Réactions convergentes contre les excès de l’inflation des normes, de l’enchevêtrement des structures administratives, de la complexité des procédures, des comportements d’une élite bureaucratique ou expression démagogique de politiciens en quête de thèmes de réforme consensuels, populaires, peu coûteux et faciles à annoncer ?

On peut hésiter en relevant que le projet de loi de simplification de la vie des entreprises, qui vient d’être adopté en première lecture au Sénat, comprend un long chapitre de « détricotage » de réglementations protectrices de l’environnement. Dans une première version du projet, il avait même été envisagé de supprimer la Commission nationale du débat public. De son côté, le ministre chargé des simplifications insiste beaucoup sur les économies à réaliser, félicite Elon Musk et se propose de partager des « bonnes pratiques » avec lui.
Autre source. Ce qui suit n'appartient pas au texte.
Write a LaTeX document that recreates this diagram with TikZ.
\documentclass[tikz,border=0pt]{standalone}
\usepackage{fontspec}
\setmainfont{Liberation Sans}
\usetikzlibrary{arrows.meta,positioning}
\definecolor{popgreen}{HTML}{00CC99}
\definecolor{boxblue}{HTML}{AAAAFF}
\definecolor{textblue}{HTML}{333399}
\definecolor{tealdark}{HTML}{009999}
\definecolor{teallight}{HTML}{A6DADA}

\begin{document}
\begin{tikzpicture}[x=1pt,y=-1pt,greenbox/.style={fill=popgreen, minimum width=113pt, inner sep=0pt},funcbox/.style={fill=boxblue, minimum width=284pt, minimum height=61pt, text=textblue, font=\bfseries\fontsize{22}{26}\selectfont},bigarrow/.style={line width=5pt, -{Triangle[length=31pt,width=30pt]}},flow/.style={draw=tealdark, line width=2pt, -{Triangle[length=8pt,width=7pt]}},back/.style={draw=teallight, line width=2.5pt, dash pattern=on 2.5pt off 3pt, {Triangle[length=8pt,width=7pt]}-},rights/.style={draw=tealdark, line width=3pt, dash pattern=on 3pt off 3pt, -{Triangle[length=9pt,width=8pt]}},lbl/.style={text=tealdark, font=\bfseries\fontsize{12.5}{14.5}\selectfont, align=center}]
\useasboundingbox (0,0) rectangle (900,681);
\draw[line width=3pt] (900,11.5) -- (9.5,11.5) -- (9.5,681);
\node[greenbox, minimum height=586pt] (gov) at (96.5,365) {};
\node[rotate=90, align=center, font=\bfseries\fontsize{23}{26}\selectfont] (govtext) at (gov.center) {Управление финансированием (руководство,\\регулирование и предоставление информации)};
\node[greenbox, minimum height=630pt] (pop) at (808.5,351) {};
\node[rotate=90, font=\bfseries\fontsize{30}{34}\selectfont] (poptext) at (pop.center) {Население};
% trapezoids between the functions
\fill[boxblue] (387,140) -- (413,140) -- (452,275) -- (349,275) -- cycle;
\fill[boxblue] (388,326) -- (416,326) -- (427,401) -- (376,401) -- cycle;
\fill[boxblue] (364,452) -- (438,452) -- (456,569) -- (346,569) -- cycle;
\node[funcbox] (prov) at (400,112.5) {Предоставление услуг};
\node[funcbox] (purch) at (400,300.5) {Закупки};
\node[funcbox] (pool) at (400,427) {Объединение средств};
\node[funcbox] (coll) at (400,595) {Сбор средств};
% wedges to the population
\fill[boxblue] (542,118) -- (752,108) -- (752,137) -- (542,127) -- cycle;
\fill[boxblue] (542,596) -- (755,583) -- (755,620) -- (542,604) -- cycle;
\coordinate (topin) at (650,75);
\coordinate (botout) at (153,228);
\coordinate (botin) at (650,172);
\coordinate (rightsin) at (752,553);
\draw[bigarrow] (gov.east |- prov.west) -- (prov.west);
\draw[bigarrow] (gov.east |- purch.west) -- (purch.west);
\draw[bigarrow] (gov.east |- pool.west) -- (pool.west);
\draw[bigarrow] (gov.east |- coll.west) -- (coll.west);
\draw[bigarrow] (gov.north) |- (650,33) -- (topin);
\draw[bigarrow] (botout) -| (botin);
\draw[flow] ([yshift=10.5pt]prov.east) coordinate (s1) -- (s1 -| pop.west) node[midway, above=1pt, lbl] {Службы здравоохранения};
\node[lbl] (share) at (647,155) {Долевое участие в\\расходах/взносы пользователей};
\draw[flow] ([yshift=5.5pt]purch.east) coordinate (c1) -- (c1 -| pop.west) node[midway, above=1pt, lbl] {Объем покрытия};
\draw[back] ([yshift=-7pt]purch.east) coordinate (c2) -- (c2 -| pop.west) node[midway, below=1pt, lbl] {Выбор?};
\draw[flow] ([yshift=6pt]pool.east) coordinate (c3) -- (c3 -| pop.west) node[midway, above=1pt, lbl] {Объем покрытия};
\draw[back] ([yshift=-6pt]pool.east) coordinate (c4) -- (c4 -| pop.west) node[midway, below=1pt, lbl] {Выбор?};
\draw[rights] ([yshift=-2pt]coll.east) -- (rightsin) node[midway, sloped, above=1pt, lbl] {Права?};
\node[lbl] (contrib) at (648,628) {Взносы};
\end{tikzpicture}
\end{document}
Pourtant, une clarification s’impose.

La simplification administrative est une démarche pragmatique qui vise à faciliter la vie des usagers (particuliers, entreprises, collectivités territoriales) et spécialement des plus modestes et des plus démunis d’entre eux qui ont justement le plus besoin des services publics. Elle peut conduire à faire les meilleurs choix d’efficacité sociale en dosant pour chaque politique publique les outils de réglementation, d’incitation et d’allocation. Elle ne peut réussir durablement que si les citoyens et les fonctionnaires sont associés à son élaboration et à sa mise en œuvre, ce qui n’est pas fréquent.

La dérèglementation est une démarche idéologique qui vise à libérer les initiatives des acteurs économiques de l’emprise supposée de l’administration. Elle élimine les règlementations protectrices et les organismes « inutiles ». Elle doit générer d’importantes économies au détriment des fonctionnaires et des services « budgétivores ». Elle est imposée d’en haut avec l’aide de techniques prétendument managériales pour lutter contre les « résistances au changement ».
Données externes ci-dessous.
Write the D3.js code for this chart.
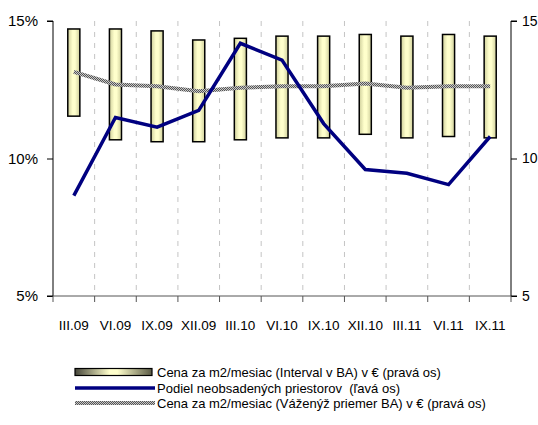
<!DOCTYPE html>
<html>
<head>
<meta charset="utf-8">
<script src="https://cdn.jsdelivr.net/npm/d3@7"></script>
<style>
  body { margin: 0; background: #fff; }
  text { font-family: Arial, "Liberation Sans", sans-serif; fill: #000; }
</style>
</head>
<body>
<svg id="chart" width="538" height="425"></svg>
<script>
const categories = ["III.09", "VI.09", "IX.09", "XII.09", "III.10", "VI.10", "IX.10", "XII.10", "III.11", "VI.11", "IX.11"];
// price per m2 / month interval in BA (right axis)
const priceLow = [11.54, 10.68, 10.61, 10.61, 10.68, 10.75, 10.75, 10.88, 10.75, 10.80, 10.75];
const priceHigh = [14.71, 14.71, 14.64, 14.31, 14.37, 14.45, 14.45, 14.51, 14.45, 14.51, 14.45];
// vacancy share in % (left axis)
const vacancy = [8.65, 11.49, 11.14, 11.75, 14.19, 13.58, 11.27, 9.60, 9.46, 9.05, 10.80];
// weighted average price (right axis)
const avgPrice = [13.15, 12.69, 12.63, 12.45, 12.57, 12.63, 12.63, 12.73, 12.57, 12.63, 12.63];
const leftTicks = [5, 10, 15];
const rightTicks = [5, 10, 15];
const legendLabels = [
  "Cena za m2/mesiac (Interval v BA) v € (pravá os)",
  "Podiel neobsadených priestorov  (ľavá os)",
  "Cena za m2/mesiac (Váženýž priemer BA) v € (pravá os)"
];

const svg = d3.select("#chart");
const margin = { top: 21, right: 27, bottom: 129, left: 53 };
const width = 538 - margin.left - margin.right;
const height = 425 - margin.top - margin.bottom;

const defs = svg.append("defs");

const barGrad = defs.append("linearGradient").attr("id", "barGrad");
barGrad.append("stop").attr("offset", "0%").attr("stop-color", "#cfcf9c");
barGrad.append("stop").attr("offset", "40%").attr("stop-color", "#ffffcc");
barGrad.append("stop").attr("offset", "60%").attr("stop-color", "#ffffcc");
barGrad.append("stop").attr("offset", "100%").attr("stop-color", "#cfcf9c");

const legGrad = defs.append("linearGradient").attr("id", "legGrad");
legGrad.append("stop").attr("offset", "0%").attr("stop-color", "#45453a");
legGrad.append("stop").attr("offset", "45%").attr("stop-color", "#ffffcc");
legGrad.append("stop").attr("offset", "55%").attr("stop-color", "#ffffcc");
legGrad.append("stop").attr("offset", "100%").attr("stop-color", "#5a5a45");

// checkered texture for the average line
const pat = defs.append("pattern")
  .attr("id", "checker")
  .attr("patternUnits", "userSpaceOnUse")
  .attr("width", 2).attr("height", 2);
pat.append("rect").attr("width", 2).attr("height", 2).attr("fill", "#c8c8c8");
pat.append("rect").attr("width", 1).attr("height", 1).attr("fill", "#555");
pat.append("rect").attr("x", 1).attr("y", 1).attr("width", 1).attr("height", 1).attr("fill", "#555");

const g = svg.append("g").attr("transform", `translate(${margin.left},${margin.top})`);

const x = d3.scaleBand().domain(categories).range([0, width]).padding(0);
const yLeft = d3.scaleLinear().domain([5, 15]).range([height, 0]);
const yRight = d3.scaleLinear().domain([5, 15]).range([height, 0]);

// dashed vertical gridlines at category boundaries
g.selectAll(".grid")
  .data(categories.slice(1))
  .enter()
  .append("line")
  .attr("x1", d => x(d)).attr("x2", d => x(d))
  .attr("y1", 0).attr("y2", height)
  .attr("stroke", "#c4c4c4")
  .attr("stroke-width", 1)
  .attr("stroke-dasharray", "5,6");

// interval bars
const barW = x.bandwidth() * 0.29;
g.selectAll(".bar")
  .data(categories)
  .enter()
  .append("rect")
  .attr("x", d => x(d) + x.bandwidth() / 2 - barW / 2)
  .attr("y", (d, i) => yRight(priceHigh[i]))
  .attr("width", barW)
  .attr("height", (d, i) => yRight(priceLow[i]) - yRight(priceHigh[i]))
  .attr("fill", "url(#barGrad)")
  .attr("stroke", "#000")
  .attr("stroke-width", 1.5);

// weighted average line
const avgLine = d3.line()
  .x((d, i) => x(categories[i]) + x.bandwidth() / 2)
  .y(d => yRight(d));
g.append("path")
  .datum(avgPrice)
  .attr("d", avgLine)
  .attr("fill", "none")
  .attr("stroke", "url(#checker)")
  .attr("stroke-width", 4);

// vacancy line
const vacLine = d3.line()
  .x((d, i) => x(categories[i]) + x.bandwidth() / 2)
  .y(d => yLeft(d));
g.append("path")
  .datum(vacancy)
  .attr("d", vacLine)
  .attr("fill", "none")
  .attr("stroke", "#000080")
  .attr("stroke-width", 3.5)
  .attr("stroke-linejoin", "miter");

// left axis
const axL = g.append("g")
  .call(d3.axisLeft(yLeft).tickValues(leftTicks).tickFormat(d => d + "%").tickSize(6).tickPadding(9));
axL.select(".domain").attr("stroke", "#000").attr("d", `M-6,${height}H0V0H-6`);
axL.selectAll(".tick line").attr("stroke", "#000");
axL.selectAll("text").attr("font-size", 15).attr("font-family", null);

// right axis
const axR = g.append("g")
  .attr("transform", `translate(${width},0)`)
  .call(d3.axisRight(yRight).tickValues(rightTicks).tickSize(6).tickPadding(5));
axR.select(".domain").attr("stroke", "#000").attr("d", `M6,${height}H0V0H6`);
axR.selectAll(".tick line").attr("stroke", "#000");
axR.selectAll("text").attr("font-size", 14).attr("font-family", null);

// bottom axis: line, boundary ticks, centered labels
const axB = g.append("g")
  .attr("transform", `translate(0,${height})`)
  .call(d3.axisBottom(x).tickSize(0).tickPadding(24));
axB.select(".domain").attr("stroke", "#555").attr("d", `M0,0H${width}`);
axB.selectAll("text").attr("font-size", 13.5).attr("font-family", null);
axB.selectAll(".bnd")
  .data(categories.concat(["end"]))
  .enter()
  .append("line")
  .attr("x1", (d, i) => i < categories.length ? x(d) : width)
  .attr("x2", (d, i) => i < categories.length ? x(d) : width)
  .attr("y1", 0).attr("y2", 6)
  .attr("stroke", "#555");

// legend
const leg = svg.append("g").attr("transform", "translate(75,0)");
const rowY = [372, 388, 403];
leg.append("rect")
  .attr("x", 0).attr("y", rowY[0] - 3.5)
  .attr("width", 77).attr("height", 7)
  .attr("fill", "url(#legGrad)")
  .attr("stroke", "#000").attr("stroke-width", 1.2);
leg.append("line")
  .attr("x1", 0).attr("x2", 80)
  .attr("y1", rowY[1]).attr("y2", rowY[1])
  .attr("stroke", "#000080").attr("stroke-width", 3.5);
leg.append("line")
  .attr("x1", 0).attr("x2", 80)
  .attr("y1", rowY[2]).attr("y2", rowY[2])
  .attr("stroke", "url(#checker)").attr("stroke-width", 4);
leg.selectAll(".lt")
  .data(legendLabels)
  .enter()
  .append("text")
  .attr("x", 82)
  .attr("y", (d, i) => rowY[i] + 5)
  .attr("font-size", 13)
  .style("white-space", "pre")
  .text(d => d);
</script>
</body>
</html>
Les politiques de simplification et de déréglementation procèdent de conceptions différentes du rôle de l’État et du Droit. L’État doit-il garantir ou non une certaine solidarité financée par l’impôt ? Les normes ne sont-elles pas indispensables pour assurer une protection dans des domaines tels que l’environnement, la santé ou la sécurité ? Le respect des règles collectives n’est -il pas l’un des principes fondamentaux de la vie en société ?

Ces deux démarches n’ont donc pas les mêmes finalités, n’emploient pas les mêmes méthodes, ne mobilisent pas les mêmes acteurs, n’aboutissent pas aux mêmes mesures et ne bénéficient pas aux mêmes catégories sociales.

Aux États-Unis, la dérèglementation a pour objet de détruire les services publics. En France-et en Europe-la simplification doit (ou devrait) contribuer à les promouvoir.